Find every line containing the word "code" in the records below; report only how many there are.

» Stored data entries:
---*---

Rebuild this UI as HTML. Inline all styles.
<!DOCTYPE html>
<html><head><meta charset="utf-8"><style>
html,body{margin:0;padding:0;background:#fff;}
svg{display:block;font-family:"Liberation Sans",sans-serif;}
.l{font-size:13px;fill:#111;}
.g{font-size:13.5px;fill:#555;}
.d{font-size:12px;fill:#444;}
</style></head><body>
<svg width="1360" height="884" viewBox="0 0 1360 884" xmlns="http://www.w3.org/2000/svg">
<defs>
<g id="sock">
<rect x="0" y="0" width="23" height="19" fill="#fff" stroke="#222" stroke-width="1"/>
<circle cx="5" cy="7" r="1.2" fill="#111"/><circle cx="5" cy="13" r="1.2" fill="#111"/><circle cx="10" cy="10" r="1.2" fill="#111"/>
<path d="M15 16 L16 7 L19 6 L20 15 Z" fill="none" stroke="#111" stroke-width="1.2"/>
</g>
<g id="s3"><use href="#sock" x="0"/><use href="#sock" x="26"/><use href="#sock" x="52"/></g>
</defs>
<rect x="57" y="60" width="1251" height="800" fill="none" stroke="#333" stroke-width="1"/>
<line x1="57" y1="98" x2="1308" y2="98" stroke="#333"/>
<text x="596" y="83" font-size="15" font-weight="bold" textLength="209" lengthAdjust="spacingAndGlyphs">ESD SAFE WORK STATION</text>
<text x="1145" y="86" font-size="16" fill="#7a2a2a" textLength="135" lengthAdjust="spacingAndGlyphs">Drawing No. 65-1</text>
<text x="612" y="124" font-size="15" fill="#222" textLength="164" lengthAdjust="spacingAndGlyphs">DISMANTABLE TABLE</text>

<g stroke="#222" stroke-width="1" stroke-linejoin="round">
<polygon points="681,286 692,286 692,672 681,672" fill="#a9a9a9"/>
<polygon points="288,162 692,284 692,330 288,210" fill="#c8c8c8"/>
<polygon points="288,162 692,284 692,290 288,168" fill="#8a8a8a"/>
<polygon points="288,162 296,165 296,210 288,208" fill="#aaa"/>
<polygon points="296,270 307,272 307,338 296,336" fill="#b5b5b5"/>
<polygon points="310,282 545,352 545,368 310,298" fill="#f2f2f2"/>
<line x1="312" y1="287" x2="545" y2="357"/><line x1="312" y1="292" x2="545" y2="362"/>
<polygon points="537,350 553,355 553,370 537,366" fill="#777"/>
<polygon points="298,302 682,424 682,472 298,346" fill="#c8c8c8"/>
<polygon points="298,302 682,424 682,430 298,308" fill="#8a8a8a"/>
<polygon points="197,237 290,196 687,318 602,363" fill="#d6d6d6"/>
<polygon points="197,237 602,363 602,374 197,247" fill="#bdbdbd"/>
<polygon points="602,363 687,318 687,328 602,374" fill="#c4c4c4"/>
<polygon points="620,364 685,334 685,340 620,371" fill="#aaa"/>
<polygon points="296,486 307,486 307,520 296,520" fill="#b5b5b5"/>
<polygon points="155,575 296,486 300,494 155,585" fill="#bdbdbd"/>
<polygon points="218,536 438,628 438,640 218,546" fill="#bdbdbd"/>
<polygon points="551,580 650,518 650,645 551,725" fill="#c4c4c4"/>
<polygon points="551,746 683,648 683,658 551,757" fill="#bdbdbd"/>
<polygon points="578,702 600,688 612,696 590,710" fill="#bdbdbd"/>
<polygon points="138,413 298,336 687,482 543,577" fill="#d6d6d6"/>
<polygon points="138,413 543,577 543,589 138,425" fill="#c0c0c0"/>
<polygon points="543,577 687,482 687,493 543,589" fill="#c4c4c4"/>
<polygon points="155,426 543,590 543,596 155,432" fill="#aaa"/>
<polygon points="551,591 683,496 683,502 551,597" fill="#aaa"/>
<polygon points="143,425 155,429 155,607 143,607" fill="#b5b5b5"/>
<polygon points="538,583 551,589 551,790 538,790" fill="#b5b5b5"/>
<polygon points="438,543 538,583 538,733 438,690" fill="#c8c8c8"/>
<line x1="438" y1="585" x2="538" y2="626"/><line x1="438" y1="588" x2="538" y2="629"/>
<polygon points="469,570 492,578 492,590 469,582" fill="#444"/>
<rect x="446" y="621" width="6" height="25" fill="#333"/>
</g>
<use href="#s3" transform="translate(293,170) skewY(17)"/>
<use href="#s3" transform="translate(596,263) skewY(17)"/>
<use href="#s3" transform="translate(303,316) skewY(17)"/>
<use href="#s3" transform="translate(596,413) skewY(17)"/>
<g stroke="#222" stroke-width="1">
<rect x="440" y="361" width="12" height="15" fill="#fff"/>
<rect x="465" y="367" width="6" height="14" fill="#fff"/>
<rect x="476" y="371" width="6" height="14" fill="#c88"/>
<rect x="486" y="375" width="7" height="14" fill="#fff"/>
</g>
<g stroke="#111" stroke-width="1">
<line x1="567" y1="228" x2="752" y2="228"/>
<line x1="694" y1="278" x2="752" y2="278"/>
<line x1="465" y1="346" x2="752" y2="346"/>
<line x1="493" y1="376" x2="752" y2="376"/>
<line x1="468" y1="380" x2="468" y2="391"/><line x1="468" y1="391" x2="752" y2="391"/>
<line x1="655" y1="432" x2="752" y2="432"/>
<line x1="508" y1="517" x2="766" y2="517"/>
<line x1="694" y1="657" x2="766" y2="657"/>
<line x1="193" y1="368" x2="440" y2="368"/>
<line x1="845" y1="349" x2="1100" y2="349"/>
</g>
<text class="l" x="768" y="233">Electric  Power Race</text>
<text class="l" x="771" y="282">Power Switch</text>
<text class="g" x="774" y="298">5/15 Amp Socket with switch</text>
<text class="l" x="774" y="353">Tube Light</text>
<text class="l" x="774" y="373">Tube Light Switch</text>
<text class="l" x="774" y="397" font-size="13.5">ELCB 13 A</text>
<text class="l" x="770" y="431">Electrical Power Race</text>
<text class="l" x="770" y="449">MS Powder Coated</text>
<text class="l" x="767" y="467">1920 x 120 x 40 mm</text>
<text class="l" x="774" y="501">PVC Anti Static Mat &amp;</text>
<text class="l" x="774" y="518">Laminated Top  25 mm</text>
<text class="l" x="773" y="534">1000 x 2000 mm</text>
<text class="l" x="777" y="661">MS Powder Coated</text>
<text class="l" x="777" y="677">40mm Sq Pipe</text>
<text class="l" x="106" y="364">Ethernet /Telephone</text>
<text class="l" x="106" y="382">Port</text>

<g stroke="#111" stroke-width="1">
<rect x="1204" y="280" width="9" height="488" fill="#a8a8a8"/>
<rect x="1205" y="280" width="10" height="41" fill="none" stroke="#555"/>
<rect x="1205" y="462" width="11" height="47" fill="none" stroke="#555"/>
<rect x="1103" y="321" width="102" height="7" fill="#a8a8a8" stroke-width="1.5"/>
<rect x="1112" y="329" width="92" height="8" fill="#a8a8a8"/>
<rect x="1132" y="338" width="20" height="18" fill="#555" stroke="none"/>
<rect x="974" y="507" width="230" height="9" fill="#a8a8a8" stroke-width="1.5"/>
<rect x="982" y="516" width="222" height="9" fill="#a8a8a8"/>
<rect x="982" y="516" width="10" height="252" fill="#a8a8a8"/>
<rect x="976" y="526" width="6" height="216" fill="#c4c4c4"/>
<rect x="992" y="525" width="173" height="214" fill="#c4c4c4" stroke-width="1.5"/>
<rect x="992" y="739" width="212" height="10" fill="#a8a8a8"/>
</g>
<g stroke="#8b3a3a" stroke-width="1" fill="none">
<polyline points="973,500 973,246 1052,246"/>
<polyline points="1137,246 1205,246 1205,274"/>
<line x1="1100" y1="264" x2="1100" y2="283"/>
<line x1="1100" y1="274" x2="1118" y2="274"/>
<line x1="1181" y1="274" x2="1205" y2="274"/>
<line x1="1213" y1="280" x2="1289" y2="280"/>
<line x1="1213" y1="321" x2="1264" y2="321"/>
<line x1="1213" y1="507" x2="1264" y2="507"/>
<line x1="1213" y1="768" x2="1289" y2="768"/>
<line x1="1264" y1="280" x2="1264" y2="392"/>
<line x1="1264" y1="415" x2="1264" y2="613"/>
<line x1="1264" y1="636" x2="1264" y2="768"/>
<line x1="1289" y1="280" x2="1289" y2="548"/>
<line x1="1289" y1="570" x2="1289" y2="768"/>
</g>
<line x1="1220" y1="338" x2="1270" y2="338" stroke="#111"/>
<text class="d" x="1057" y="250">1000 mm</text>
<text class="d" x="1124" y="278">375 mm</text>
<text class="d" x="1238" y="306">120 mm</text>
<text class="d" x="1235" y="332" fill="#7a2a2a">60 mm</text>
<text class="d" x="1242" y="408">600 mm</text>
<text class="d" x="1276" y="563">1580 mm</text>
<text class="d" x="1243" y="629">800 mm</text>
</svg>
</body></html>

---*---

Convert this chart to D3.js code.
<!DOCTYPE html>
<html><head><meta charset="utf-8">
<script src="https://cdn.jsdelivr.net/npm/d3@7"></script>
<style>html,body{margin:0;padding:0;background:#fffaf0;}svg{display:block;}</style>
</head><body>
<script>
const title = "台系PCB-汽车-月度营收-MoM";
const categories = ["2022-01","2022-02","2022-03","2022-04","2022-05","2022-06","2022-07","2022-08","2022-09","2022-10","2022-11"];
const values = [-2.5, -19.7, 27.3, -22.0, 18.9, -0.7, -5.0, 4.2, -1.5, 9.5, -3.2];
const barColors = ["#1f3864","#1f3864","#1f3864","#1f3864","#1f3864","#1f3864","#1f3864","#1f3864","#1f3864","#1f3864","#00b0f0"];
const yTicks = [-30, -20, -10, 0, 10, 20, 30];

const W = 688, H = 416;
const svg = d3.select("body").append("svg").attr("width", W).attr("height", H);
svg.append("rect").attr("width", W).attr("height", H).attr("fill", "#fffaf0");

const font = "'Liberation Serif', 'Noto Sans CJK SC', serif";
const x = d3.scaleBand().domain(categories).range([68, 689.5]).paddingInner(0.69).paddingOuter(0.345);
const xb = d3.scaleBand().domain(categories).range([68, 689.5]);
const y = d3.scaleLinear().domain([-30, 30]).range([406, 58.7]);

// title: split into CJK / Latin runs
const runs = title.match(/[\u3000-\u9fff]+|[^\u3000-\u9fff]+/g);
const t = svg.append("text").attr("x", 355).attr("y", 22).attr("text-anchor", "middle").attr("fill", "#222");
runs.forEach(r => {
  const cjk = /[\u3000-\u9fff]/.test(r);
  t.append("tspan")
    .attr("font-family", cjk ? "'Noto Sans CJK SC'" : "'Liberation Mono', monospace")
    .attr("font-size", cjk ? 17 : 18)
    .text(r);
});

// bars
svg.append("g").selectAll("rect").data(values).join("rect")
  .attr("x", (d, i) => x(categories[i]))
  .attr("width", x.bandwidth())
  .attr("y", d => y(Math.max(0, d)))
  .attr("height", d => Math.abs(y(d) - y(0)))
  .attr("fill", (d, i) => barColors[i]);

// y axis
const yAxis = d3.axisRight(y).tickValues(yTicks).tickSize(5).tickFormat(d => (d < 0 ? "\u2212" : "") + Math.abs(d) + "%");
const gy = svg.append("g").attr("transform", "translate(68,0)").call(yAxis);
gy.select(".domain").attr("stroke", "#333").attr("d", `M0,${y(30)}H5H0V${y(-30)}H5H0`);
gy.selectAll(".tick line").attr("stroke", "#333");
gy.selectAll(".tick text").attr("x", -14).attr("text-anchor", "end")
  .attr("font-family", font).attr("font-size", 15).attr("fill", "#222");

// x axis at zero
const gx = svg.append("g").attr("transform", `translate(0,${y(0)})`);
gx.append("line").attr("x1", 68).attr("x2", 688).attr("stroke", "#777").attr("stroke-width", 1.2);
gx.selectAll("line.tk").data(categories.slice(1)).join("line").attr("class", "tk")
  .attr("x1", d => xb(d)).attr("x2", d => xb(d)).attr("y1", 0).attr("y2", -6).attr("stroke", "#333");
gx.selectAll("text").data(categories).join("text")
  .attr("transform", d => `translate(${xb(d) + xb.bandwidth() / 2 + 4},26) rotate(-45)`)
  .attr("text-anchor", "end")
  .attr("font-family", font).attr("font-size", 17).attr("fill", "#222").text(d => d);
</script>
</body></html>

---*---

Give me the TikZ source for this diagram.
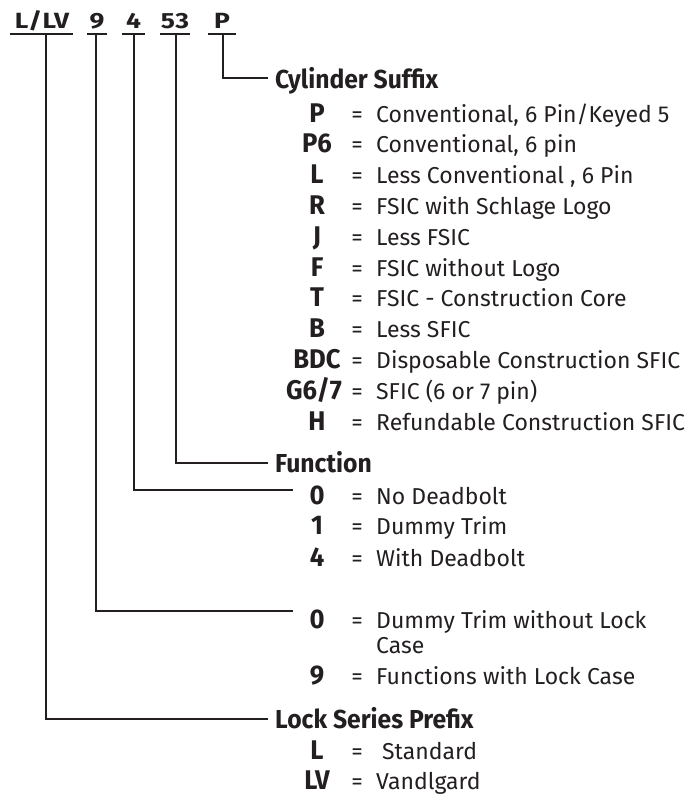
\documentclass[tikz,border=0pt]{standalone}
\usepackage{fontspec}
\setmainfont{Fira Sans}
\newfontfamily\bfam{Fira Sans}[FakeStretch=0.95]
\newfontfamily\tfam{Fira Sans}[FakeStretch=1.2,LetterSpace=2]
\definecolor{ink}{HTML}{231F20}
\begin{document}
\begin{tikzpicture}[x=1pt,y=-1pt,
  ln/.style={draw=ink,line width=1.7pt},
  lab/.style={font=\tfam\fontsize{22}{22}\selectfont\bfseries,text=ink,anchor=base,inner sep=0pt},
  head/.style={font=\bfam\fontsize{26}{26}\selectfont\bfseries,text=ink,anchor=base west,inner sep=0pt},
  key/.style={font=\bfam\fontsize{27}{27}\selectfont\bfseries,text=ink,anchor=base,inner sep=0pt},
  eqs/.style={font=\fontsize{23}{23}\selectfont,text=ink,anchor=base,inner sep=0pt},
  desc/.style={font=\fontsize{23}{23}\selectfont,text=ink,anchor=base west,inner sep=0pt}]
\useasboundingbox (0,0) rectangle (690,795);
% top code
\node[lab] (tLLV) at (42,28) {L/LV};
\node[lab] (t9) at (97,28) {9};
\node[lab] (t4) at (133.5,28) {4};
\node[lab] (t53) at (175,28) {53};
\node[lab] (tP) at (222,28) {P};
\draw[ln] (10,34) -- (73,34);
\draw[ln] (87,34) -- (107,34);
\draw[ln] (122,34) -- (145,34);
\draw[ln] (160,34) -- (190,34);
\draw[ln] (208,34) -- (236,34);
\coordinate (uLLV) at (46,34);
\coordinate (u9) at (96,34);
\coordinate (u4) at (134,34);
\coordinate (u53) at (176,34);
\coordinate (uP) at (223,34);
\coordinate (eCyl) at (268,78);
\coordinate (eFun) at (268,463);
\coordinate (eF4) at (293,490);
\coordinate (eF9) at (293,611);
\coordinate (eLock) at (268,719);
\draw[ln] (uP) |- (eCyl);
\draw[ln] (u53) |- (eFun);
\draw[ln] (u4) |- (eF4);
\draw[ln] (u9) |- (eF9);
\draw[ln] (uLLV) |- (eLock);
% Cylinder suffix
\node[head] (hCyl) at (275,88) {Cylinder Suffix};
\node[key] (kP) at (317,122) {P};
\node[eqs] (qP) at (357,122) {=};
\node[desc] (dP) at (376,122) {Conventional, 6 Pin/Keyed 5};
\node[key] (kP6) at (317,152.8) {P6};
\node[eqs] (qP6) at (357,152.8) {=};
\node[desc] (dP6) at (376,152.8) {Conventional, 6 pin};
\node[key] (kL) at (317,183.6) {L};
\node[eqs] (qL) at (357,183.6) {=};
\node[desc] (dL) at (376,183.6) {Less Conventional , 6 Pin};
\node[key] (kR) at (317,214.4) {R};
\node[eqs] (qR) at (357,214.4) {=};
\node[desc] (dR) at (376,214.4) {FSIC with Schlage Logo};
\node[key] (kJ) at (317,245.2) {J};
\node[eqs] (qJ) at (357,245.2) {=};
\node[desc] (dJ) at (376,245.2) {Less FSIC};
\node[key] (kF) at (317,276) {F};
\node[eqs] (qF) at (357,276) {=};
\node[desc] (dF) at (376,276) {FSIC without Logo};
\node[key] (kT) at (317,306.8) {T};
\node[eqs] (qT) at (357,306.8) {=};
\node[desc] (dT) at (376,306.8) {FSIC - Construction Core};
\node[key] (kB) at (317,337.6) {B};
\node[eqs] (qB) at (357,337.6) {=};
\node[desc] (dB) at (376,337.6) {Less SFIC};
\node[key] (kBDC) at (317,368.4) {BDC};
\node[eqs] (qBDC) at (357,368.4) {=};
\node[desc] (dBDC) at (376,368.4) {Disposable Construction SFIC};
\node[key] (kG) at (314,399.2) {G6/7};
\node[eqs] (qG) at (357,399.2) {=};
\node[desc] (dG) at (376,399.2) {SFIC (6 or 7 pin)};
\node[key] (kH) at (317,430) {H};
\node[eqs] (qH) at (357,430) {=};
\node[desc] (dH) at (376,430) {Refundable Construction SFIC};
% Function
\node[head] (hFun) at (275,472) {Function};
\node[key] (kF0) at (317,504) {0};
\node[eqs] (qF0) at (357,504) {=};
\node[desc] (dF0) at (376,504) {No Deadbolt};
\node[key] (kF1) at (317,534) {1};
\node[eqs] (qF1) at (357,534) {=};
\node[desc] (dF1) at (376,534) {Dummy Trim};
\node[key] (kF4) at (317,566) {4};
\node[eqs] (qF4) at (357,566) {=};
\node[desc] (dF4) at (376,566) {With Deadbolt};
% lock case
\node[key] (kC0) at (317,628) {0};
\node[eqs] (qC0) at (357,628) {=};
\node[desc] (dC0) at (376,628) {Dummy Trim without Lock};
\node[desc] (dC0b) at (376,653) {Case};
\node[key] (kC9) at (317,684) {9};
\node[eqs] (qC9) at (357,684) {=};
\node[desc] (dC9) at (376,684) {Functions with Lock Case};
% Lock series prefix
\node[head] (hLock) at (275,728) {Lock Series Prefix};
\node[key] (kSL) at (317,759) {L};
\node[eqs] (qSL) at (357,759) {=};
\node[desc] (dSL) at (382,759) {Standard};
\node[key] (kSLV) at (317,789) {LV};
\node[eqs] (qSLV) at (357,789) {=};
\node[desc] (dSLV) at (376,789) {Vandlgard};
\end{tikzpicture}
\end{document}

---*---

» PROBLEM SOLUTION:
2